In an editorial Saturday The New York Times writes that until the economy begins creating jobs (it lost another 216,000 last month) hopes for a recovery will remain little more than hope:
...the only good thing to say about the August jobs report is that it could have been worse. Employers shed another 216,000 jobs last month, a smaller loss than expected and the lowest monthly loss total in a year.
The losses would have been worse had it not been for federal stimulus spending — proof that the government is indeed helping to ease the downturn in its role as the spender of last resort.
Still, the damage to the work force caused by the recession is deep, wide and ongoing. The economy is now coming up short by 9.4 million jobs, including 6.9 million positions that employers have eliminated and 2.5 million jobs that were needed to absorb new workers but were never created.

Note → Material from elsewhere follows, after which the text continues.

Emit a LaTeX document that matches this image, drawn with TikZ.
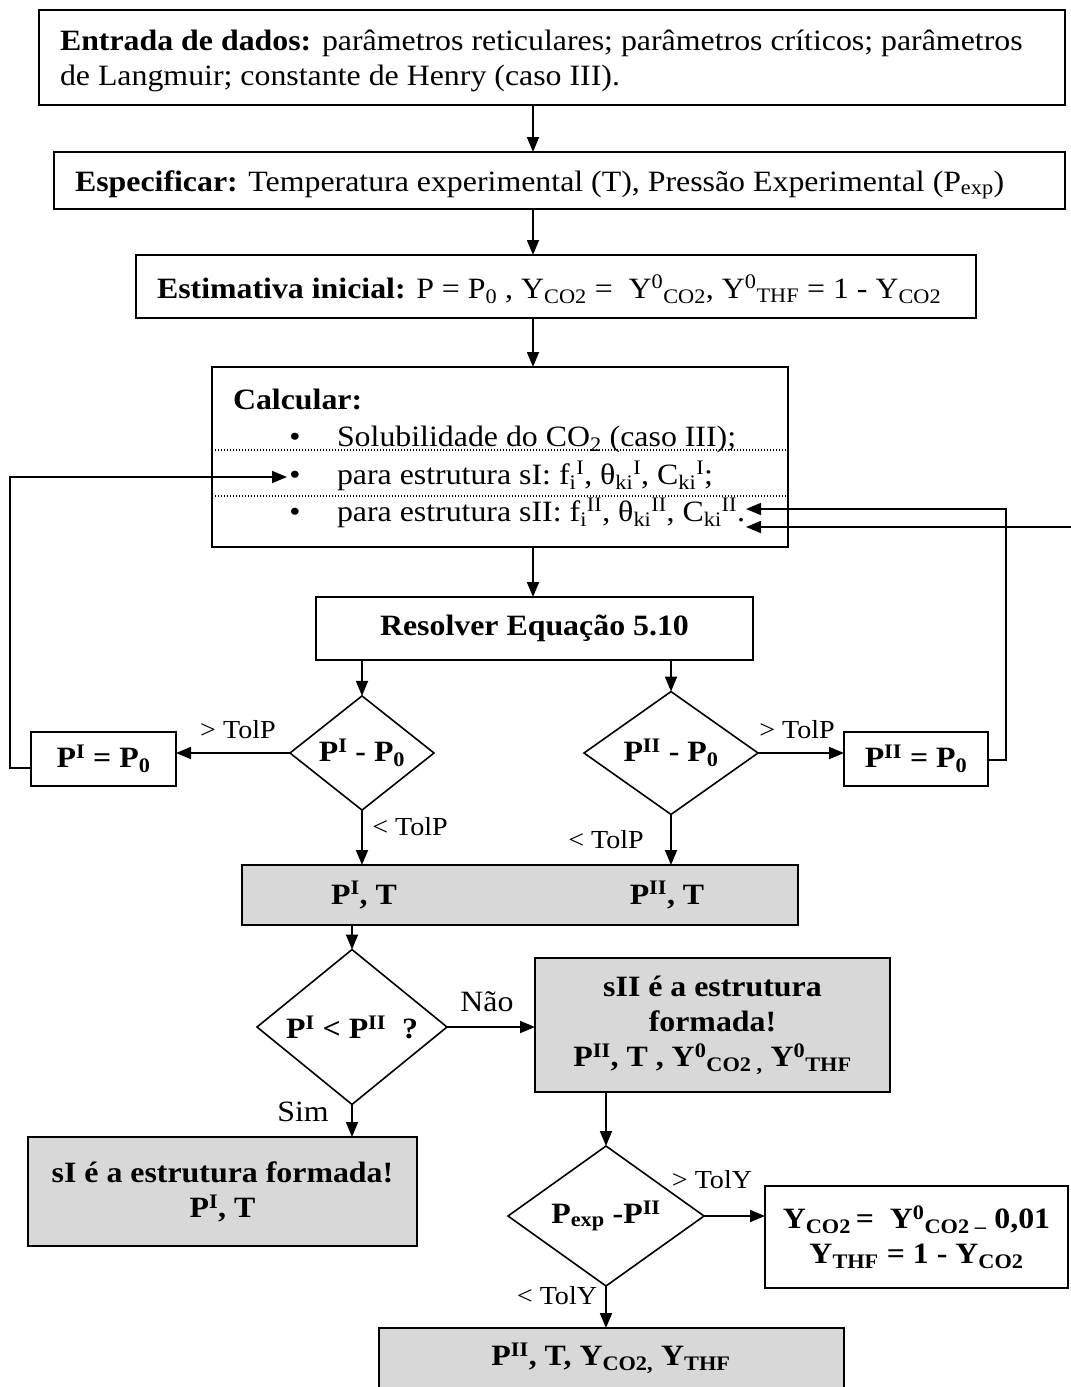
\documentclass[tikz,border=0pt]{standalone}
\usepackage{fontspec}
\setmainfont{Liberation Serif}[FakeStretch=1.08]
\usetikzlibrary{shapes.geometric,arrows.meta}
\definecolor{boxgray}{RGB}{216,216,216}
\newcommand{\xsub}[1]{\textsubscript{#1}}
\newcommand{\xsup}[1]{\textsuperscript{#1}}
\begin{document}
\begin{tikzpicture}[x=1pt,y=-1pt,
  every node/.style={inner sep=0pt, outer sep=0pt},
  frame/.style={draw, line width=1.8pt, rectangle},
  greyframe/.style={frame, fill=boxgray},
  dec/.style={draw, diamond, line width=1.6pt},
  txt/.style={font=\fontsize{29.5}{35}\selectfont, align=center},
  btxt/.style={font=\fontsize{29.5}{35}\selectfont\bfseries, align=center},
  lbl/.style={font=\fontsize{26}{30}\selectfont},
  tip/.style={-{Triangle[length=15pt,width=12pt]}},
  arr/.style={line width=1.8pt, tip},
  plain/.style={line width=1.6pt},
  dotline/.style={line width=1.3pt, dash pattern=on 1.3pt off 1.7pt}]
\useasboundingbox (0,0) rectangle (1071,1387);
\coordinate (axis) at (533,0);

% top boxes
\node[frame, minimum width=1026pt, minimum height=95pt] (entrada) at (552,57.5) {};
\node[txt, anchor=base west] (entradaA) at (60,50) {\textbf{Entrada de dados:} parâmetros reticulares; parâmetros críticos; parâmetros};
\node[txt, anchor=base west] (entradaB) at (60,85) {de Langmuir; constante de Henry (caso III).};

\node[frame, minimum width=1011pt, minimum height=57pt] (espec) at (559.5,180.5) {};
\node[txt, anchor=base west] (especT) at (75,191) {\textbf{Especificar:} Temperatura experimental (T), Pressão Experimental (P\xsub{exp})};

\node[frame, minimum width=840pt, minimum height=63pt] (estim) at (556,286.5) {};
\node[txt, anchor=base west] (estimT) at (157,298) {\textbf{Estimativa inicial:} P = P\xsub{0} , Y\xsub{CO2} =\ \ Y\xsup{0}\xsub{CO2}, Y\xsup{0}\xsub{THF} = 1 - Y\xsub{CO2}};

% calcular box
\node[frame, minimum width=576pt, minimum height=180pt] (calc) at (500,457) {};
\node[btxt, anchor=base west] (calcT) at (233,409) {Calcular:};
\node[txt, anchor=base] (bul1) at (295,446) {\textbullet};
\node[txt, anchor=base] (bul2) at (295,484) {\textbullet};
\node[txt, anchor=base] (bul3) at (295,521) {\textbullet};
\node[txt, anchor=base west] (calc1) at (337,446) {Solubilidade do CO\xsub{2} (caso III);};
\node[txt, anchor=base west] (calc2) at (337,484) {para estrutura sI: f\xsub{i}\xsup{I}, θ\xsub{ki}\xsup{I}, C\xsub{ki}\xsup{I};};
\node[txt, anchor=base west] (calc3) at (337,521) {para estrutura sII: f\xsub{i}\xsup{II}, θ\xsub{ki}\xsup{II}, C\xsub{ki}\xsup{II}.};
\coordinate (dotA) at (212,450);
\coordinate (dotB) at (212,496);
\draw[dotline] (dotA) -- (dotA -| calc.east);
\draw[dotline] (dotB) -- (dotB -| calc.east);
\coordinate (tipI) at (287,477);
\coordinate (tipIIa) at (746,509);
\coordinate (tipIIb) at (746,527);
\coordinate (edgeR) at (1071,527);
\coordinate (loopL) at (10,0);
\coordinate (loopR) at (1006,0);

% resolver
\node[frame, minimum width=437pt, minimum height=63pt, btxt] (resolver) at (534.5,628.5) {Resolver Equação 5.10};

% arrows down the axis
\draw[arr] (entrada.south -| axis) -- (espec.north -| axis);
\draw[arr] (espec.south -| axis) -- (estim.north -| axis);
\draw[arr] (estim.south -| axis) -- (calc.north -| axis);
\draw[arr] (calc.south -| axis) -- (resolver.north -| axis);

% first decisions
\node[dec, minimum width=144pt, minimum height=91pt, btxt] (dI) at (362,753) {P\xsup{I} - P\xsub{0}};
\node[dec, minimum width=174pt, minimum height=91pt, btxt] (dII) at (671,753) {P\xsup{II} - P\xsub{0}};
\node[frame, minimum width=145pt, minimum height=54pt, btxt] (pI0) at (103.5,759) {P\xsup{I} = P\xsub{0}};
\node[frame, minimum width=144pt, minimum height=54pt, btxt] (pII0) at (916,759) {P\xsup{II} = P\xsub{0}};
\draw[arr] (resolver.south -| dI.north) -- (dI.north);
\draw[arr] (resolver.south -| dII.north) -- (dII.north);
\draw[arr] (dI.west) -- (dI.west -| pI0.east);
\draw[arr] (dII.east) -- (dII.east -| pII0.west);
\node[lbl] (gtPI) at (238,730) {> TolP};
\node[lbl] (gtPII) at (797,730) {> TolP};

% loops
\draw[plain, tip] ([yshift=-9pt]pI0.west) -| (loopL |- tipI) -- (tipI);
\draw[plain, tip] ([yshift=-1pt]pII0.east) -| (loopR |- tipIIa) -- (tipIIa);
\draw[arr] (edgeR) -- (tipIIb);

% grey result box
\node[greyframe, minimum width=556pt, minimum height=60pt] (res1) at (520,895) {};
\node[btxt] (res1a) at (364,895) {P\xsup{I}, T};
\node[btxt] (res1b) at (667,895) {P\xsup{II}, T};
\draw[arr] (dI.south) -- (dI.south |- res1.north);
\draw[arr] (dII.south) -- (dII.south |- res1.north);
\node[lbl] (ltPI) at (410,827) {< TolP};
\node[lbl] (ltPII) at (606,840) {< TolP};

% comparison
\node[dec, minimum width=190pt, minimum height=110pt, btxt] (dcmp) at (352,1027) {P\xsup{I} < P\xsup{II}\ \ ?};
\draw[arr] (res1.south -| dcmp.north) -- (dcmp.north);
\node[greyframe, minimum width=355pt, minimum height=134pt, btxt] (sII) at (712.5,1025) {sII é a estrutura\\formada!\\P\xsup{II}, T , Y\xsup{0}\xsub{CO2 ,} Y\xsup{0}\xsub{THF}};
\draw[arr] (dcmp.east) -- (dcmp.east -| sII.west);
\node[txt] (nao) at (487,1002) {Não};
\node[greyframe, minimum width=389pt, minimum height=109pt, btxt] (sI) at (222.5,1191.5) {sI é a estrutura formada!\\P\xsup{I}, T};
\draw[arr] (dcmp.south) -- (dcmp.south |- sI.north);
\node[txt] (sim) at (303,1112) {Sim};

% final decision
\node[dec, minimum width=196pt, minimum height=107pt, btxt] (dexp) at (606,1216) {P\xsub{exp} -P\xsup{II}};
\draw[arr] (sII.south -| dexp.north) -- (dexp.north);
\node[frame, minimum width=303pt, minimum height=102pt, btxt] (ybox) at (916.5,1237) {Y\xsub{CO2}\,=\ \ Y\xsup{0}\xsub{CO2 –} 0,01\\Y\xsub{THF} = 1 - Y\xsub{CO2}};
\draw[arr] (dexp.east) -- (dexp.east -| ybox.west);
\node[lbl] (gtY) at (712,1180) {> TolY};
\node[greyframe, minimum width=465pt, minimum height=72pt] (final) at (611.5,1364) {};
\node[btxt] (finalT) at (611,1358) {P\xsup{II}, T, Y\xsub{CO2,} Y\xsub{THF}};
\draw[arr] (dexp.south) -- (dexp.south |- final.north);
\node[lbl] (ltY) at (557,1296) {< TolY};
\end{tikzpicture}
\end{document}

And unemployment is on the rise, jumping from 9.4 percent in July to 9.7 percent in August. For several demographic groups, the unemployment rate is already in double digits, including men (10.1 percent), Hispanics (13 percent), African-Americans (15.1 percent) and teenagers (25.5 percent). In all, 14.9 million workers are now jobless, of which fully one-third have been out of work for more than six months, the highest level of long-term unemployment by far in any post World War II recession. There are now nearly six workers available for every job opening, up from 1.7 workers per opening when the recession began in December 2007.
Worse, hiring is not expected to rebound anytime soon, even if overall economic growth resumes this year. Employers are likely to fill any additional workloads by adding hours to truncated workweeks and ending worker furloughs. Wage gains, which are always repressed when jobs are scarce and unemployment is high, will be an even longer time coming as employers restore pay cuts put in place during the recession before giving raises.
Without job growth and pay raises, consumer spending will not revive substantially because alternative sources of spending power — home equity and credit cards — are largely tapped out. And without an upsurge in spending, businesses will not add workers, and so on, in a decidedly unvirtuous cycle.
It has become commonplace to explain each dismal job report by saying that a resurgence in employment always lags general economic recovery. But with the job market severely wounded, and with consumer spending expected to be weak for a very long time, it could easily take until 2014 for employment to recover. It’s safe to say that five years or more of subpar job growth is not what most people have in mind when they think of a “lag.”
The question, then, is how bad does it have to get before the Obama administration and Congress make job creation a priority.
Will administration officials and lawmakers fight for new laws to make it easier to form unions, which are especially important in elevating and protecting the jobs of low-income workers? How will professed support for green jobs be translated into a manufacturing policy that promotes good jobs? Will efforts to improve the educational system also include serious efforts to train and retrain people for new jobs?
Help is wanted for out of work Americans.